Can Dual-Use Cover Crops & No-Till Make Dairy Farming More Sustainable?
The short answer: Cover crops and no-till are excellent practices, but we can get even more from them. Customizing these practices for dairy farmers can address excessive soil-phosphorus accumulation, offer season-long erosion control, and grow extra forage.
Break it down: One reason we like cover crops is because they capture excess nutrients. “Excess” means:
- Residual soil nutrients that a cash crop didn’t pick up, such as nitrogen and phosphorus.
- Nutrients applied as fall manure when farmers empty out manure storage to make space for winter.

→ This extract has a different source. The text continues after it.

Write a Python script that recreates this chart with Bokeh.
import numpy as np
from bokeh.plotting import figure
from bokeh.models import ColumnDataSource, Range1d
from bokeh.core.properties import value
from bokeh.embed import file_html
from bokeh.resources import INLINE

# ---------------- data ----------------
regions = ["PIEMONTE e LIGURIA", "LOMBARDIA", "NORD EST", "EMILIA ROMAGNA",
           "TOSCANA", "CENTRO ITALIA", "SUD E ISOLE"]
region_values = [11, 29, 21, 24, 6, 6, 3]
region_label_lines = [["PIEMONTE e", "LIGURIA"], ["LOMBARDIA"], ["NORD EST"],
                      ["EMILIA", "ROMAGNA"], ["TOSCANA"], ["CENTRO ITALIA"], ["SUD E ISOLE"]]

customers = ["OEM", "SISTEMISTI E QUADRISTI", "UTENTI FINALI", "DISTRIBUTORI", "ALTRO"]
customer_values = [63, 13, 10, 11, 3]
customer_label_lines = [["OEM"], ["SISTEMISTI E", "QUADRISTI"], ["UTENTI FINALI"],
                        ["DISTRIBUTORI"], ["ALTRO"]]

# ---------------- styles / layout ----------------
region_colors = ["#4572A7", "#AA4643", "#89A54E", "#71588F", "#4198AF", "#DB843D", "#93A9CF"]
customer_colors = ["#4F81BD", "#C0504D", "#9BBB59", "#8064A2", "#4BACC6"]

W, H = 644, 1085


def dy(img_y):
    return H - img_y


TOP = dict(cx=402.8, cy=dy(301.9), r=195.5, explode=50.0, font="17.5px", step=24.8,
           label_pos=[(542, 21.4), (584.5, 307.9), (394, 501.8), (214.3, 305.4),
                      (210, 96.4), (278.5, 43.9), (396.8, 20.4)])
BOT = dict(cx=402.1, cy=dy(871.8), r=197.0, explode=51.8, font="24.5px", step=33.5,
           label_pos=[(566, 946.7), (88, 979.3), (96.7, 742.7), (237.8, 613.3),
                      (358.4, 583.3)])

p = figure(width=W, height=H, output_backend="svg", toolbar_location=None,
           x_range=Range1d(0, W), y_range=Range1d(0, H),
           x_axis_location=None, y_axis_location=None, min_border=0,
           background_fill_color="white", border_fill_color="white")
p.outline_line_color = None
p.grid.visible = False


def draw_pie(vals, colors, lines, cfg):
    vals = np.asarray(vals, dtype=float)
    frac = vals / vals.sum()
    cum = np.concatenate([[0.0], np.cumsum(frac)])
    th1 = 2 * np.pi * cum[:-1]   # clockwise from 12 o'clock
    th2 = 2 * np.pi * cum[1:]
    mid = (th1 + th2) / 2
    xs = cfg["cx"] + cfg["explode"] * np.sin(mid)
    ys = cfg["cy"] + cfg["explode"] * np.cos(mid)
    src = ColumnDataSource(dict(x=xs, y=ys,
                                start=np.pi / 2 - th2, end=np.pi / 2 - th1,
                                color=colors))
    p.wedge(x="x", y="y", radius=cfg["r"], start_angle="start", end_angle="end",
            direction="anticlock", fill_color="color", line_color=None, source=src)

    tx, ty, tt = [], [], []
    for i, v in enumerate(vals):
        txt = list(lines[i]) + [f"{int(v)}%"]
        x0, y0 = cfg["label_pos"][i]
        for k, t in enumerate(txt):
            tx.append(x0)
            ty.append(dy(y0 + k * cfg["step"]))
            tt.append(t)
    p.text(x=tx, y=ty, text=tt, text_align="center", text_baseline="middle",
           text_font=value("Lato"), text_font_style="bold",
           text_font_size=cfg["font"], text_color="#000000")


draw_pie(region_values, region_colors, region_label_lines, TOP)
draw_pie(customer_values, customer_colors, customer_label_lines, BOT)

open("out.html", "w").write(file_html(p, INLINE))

- Nutrients that have moved too deep in the soil for cash crops to reach, such as nitrogen and calcium.
Cover crops hold extra nutrients like a temporary savings bank, returning nutrients to the soil when they die. For many farms, this is ideal. But dairy farmers are dealing with something that crop farmers are not: manure.
- Nutrient ratio: Dairy manure has a low nitrogen to phosphorus ratio, ranging from 2:1 – 4:1; most manure will be closer to 2 than to 4. This should be quite convenient, because corn grain or silage requires a similar ratio of these nutrients.

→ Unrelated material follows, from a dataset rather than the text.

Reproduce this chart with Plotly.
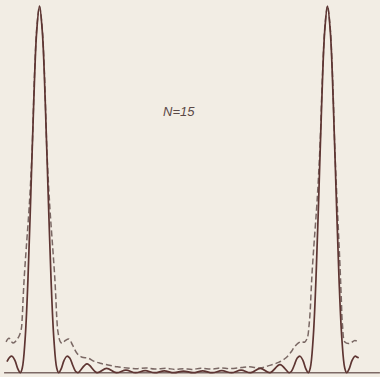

- Here’s the rub: Long histories of manure application have built up soil-phosphorus on dairy farms.
- As a result, many farmers are subject to phosphorus-application restrictions.
- Sure, manure is applied to corn that can take up a good amount of N & P and remove it from the field.
- But manure is also applied in the fall when there is no cash crop to remove nutrients. To sum up, cover crops can capture – but do not remove — nutrients.
- Extra plant-available nitrogen is less prone to significant build up in soils.
- Nitrogen is taken up by soil microbes and nitrogen leaves the field through leaching.
- Phosphorus chemistry is different. Some phosphorus can leave through runoff or leaching, but most phosphorus will stick around for years.
- This can lead to fields that need N fertility but have too much P to reasonably receive manure.
- Traditional cover crop management prevents rapid N and P loss from manure applications, which is a very good thing. But cover crops do not remove extra nutrients from the field, just cycle them.
- This leaves us with a built-up P problem in manured fields.
Back it up: What if we harvested the cover crop?
Rye, wheat, and triticale make great winter cover crops and haylage or bailage. Forage varieties of these plants are increasingly available and provide all the benefits of cover crops that we know and love.
When we harvest the cover crops, we physically remove nutrients from the field – around 20 lbs. of P per acre, depending on cover crop biomass yield.
- Feeding cover crops back to cows keeps nutrients actively cycling instead of accumulating in a field.
- When circumstances allow, the forage made from these crops can be sent off-farm entirely and reduce the total on-farm nutrient load. We get an economic benefit (extra feed) and an environmental benefit (better phosphorus management).
What about soil carbon? Some folks understandably wonder if this will result in less carbon building. However, we know that roots are the key to building soil carbon. Most carbon in surface residues is lost back to the atmosphere during decomposition. Regardless, as much as 50% of above ground cover crop biomass can be found in the 3-4” of dense residue left after harvest.
This strategy pairs well with no-till management. Cover crop residue can be terminated with herbicide before or after no-till planting corn. The standing cover crop residue is slow to decompose.
No-till benefits include:
- Erosion control all summer without the challenges of establishing a living cover below the corn canopy.
- Removal of some above ground biomass that could otherwise contribute to nitrogen tie-up during decomposition.
- Preservation of soil carbon, facilitated by roots.
In short: Nothing in farming is one-size-fits-all. If you are a no or reduce-till farmer, you are not incorporating your cover crop anyway. If you are dealing with excess P, harvesting your cover crop for forage helps this sustainable practice pay for itself.